Entity-First Workflow
Define entities in Rust and let SeaORM sync the schema to MSSQL. Tables, columns, unique keys, and foreign keys are created in topological order:
db.get_schema_builder()
.register(order::Entity)
.register(store::Entity)
.sync(db)
.await?;
This requires the schema-sync feature flag.
Schema-First Codegen
Point sea-orm-cli at an existing MSSQL database to generate entity files:
sea-orm-cli generate entity \
--database-url "mssql://sa:pass@localhost/AdventureWorksLT2016" \
--database-schema "SalesLT" \
--entity-format dense
#[sea_orm::model]
#[sea_orm(schema_name = "SalesLT", table_name = "Address")]
pub struct Model {
#[sea_orm(column_name = "AddressID", primary_key)]
pub address_id: i32,
#[sea_orm(column_name = "AddressLine1")]
pub address_line1: String,
pub rowguid: Uuid,
// ...
}
Query Builder with MsSqlQueryBuilder
SeaQuery X generates MSSQL-native syntax with bracket quoting and @P parameter binding:
assert_eq!(
Query::select()
.column(Glyph::Image)
.from(Glyph::Table)
.and_where(Expr::col(Glyph::Image).like("A"))
.and_where(Expr::col(Glyph::Id).is_in([1, 2, 3]))

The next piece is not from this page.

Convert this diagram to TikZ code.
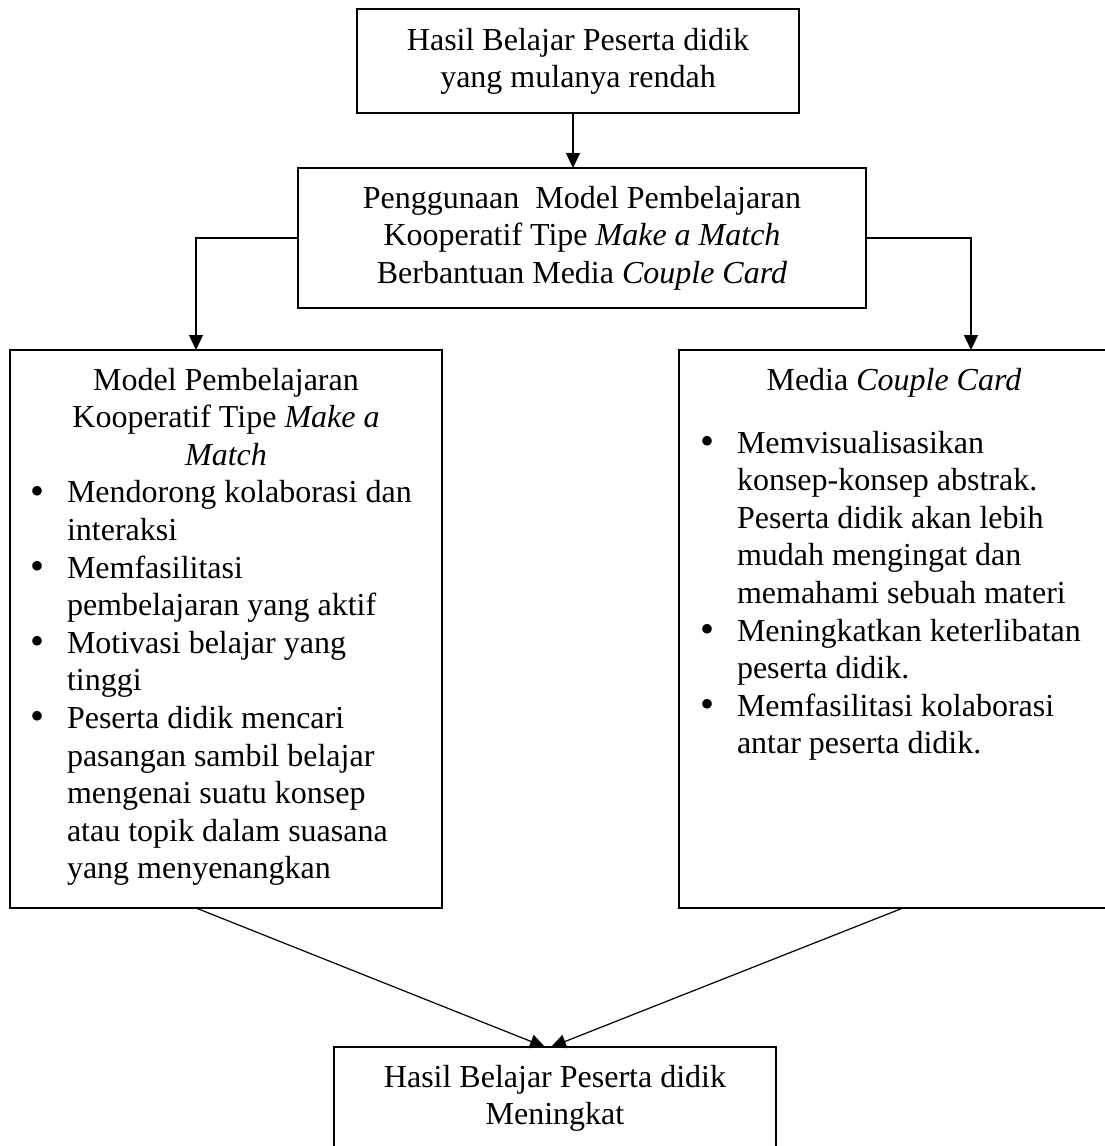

.build(MsSqlQueryBuilder),
(
"SELECT [image] FROM [glyph] WHERE [image] LIKE @P1 AND [id] IN (@P2, @P3, @P4)"
.to_owned(),
Values(vec![
Value::String(Some(Box::new("A".to_owned()))),
Value::Int(Some(1)),
Value::Int(Some(2)),
Value::Int(Some(3))
])
)
);
DDL uses MSSQL-native types (IDENTITY, nvarchar, etc.):
let table = Table::create()
.table(Glyph::Table)
.col(
ColumnDef::new(Glyph::Id)
.integer()
.not_null()
.auto_increment()
.primary_key(),
)
.col(ColumnDef::new(Glyph::Image).string().not_null())
.to_owned();
assert_eq!(
table.to_string(MsSqlQueryBuilder),
[
r#"CREATE TABLE [glyph] ("#,
r#"[id] int NOT NULL IDENTITY PRIMARY KEY,"#,
r#"[image] nvarchar(255) NOT NULL"#,
r#")"#,
]
.join(" ")
);
Schema Discovery
SeaSchema X discovers MSSQL schemas programmatically, including columns, data types, identity columns, indexes, foreign keys, collations, and default expressions:
let options: MsSqlConnectOptions =
"mssql://sa:password@localhost/AdventureWorksLT2016".parse()?;
let connection = MsSqlPool::connect_with(options).await?;
let schema_discovery = SchemaDiscovery::new(connection, Some("SalesLT"));
let schema = schema_discovery.discover().await?;
// schema.tables contains full table definitions with columns, indexes, and foreign keys
API Documentation
Limitations
SQLz is a purpose-built SQL Server driver, not a full SQLx port. Known gaps:
- No compile-time query checking. SQLx's
sqlx::query!macro verifies SQL against a live database at compile time. SQLz has no equivalent; queries are checked at runtime only. - No custom type encoding/decoding. SQLx supports user-defined
Encode/Decodeimplementations for arbitrary Rust types. SQLz ships a fixed set of supported types (primitives,uuid,Decimal,BigDecimal,chrono,time,serde_json) behind feature flags. Adding a new wire type requires changes inside SQLz itself.